Wednesday, November 25, 2015

July 14, 2009: Commemorating Bastille Day with pre-Revolution composers

The Bastille Day program for the Noontime Concerts™ series at Old St. Mary's Cathedral was rather anomalous.  Of the six compositions, all by French composers, four definitely pre-dated the French Revolution;  and the one that may have been written after the Revolution was by a composer who fled France in 1790 (figuring that would be the best way to keep his head on his shoulders).  Thus, the only real "celebration" of Bastille Day involved a sort-of fantasy on "La Marseillaise" (which was not composed until 1792), somewhat in the style of a "battle composition" depicting the Revolutionary struggle.  This all added up to a rather weak ensemble of celebratory gestures.

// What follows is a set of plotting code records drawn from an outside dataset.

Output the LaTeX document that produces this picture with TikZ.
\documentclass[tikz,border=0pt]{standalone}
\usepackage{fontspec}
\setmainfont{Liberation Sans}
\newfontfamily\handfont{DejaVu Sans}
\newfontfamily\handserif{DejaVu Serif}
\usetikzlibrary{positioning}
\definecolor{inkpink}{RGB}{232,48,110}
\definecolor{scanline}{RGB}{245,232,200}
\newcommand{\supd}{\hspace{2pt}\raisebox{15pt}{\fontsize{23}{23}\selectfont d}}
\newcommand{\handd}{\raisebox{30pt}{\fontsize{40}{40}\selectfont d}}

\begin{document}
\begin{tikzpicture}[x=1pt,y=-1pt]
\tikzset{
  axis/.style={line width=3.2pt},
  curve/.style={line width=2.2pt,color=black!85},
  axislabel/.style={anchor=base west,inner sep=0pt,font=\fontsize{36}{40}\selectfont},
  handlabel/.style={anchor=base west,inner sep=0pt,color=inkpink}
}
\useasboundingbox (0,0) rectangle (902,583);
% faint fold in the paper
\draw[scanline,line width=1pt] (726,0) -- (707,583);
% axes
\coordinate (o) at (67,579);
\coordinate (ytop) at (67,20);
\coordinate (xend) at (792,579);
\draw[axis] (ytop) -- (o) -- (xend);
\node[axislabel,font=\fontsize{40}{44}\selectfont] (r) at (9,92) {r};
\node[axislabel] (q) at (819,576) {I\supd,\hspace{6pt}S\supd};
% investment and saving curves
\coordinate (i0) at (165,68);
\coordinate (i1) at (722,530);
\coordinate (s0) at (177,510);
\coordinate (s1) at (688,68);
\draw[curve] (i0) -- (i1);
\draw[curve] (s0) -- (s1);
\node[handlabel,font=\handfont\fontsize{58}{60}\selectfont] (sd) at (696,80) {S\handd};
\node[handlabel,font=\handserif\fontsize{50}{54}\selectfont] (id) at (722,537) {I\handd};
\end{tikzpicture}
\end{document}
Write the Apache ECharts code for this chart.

Equally weak was the performing ensemble, consisting of Katherine Heater, harpsichord, Heidi Wilcox, violin, and Farley Pearce, playing the earlier works on viola da gamba and the later ones on cello.  There was very little to stimulate the ear in any of the performances.  Indeed, in a somewhat counter-revolutionary fashion, the music most closely resembled all that tedious baryton music that Joseph Haydn had to compose to keep his royal patron, Prince Nikolaus Esterházy, happy.  At best this was a painful reminder that those who put the most energy behind the French Revolution cared little for music and that any composer of repute during the Reign of Terror was probably destined to fall to the guillotine.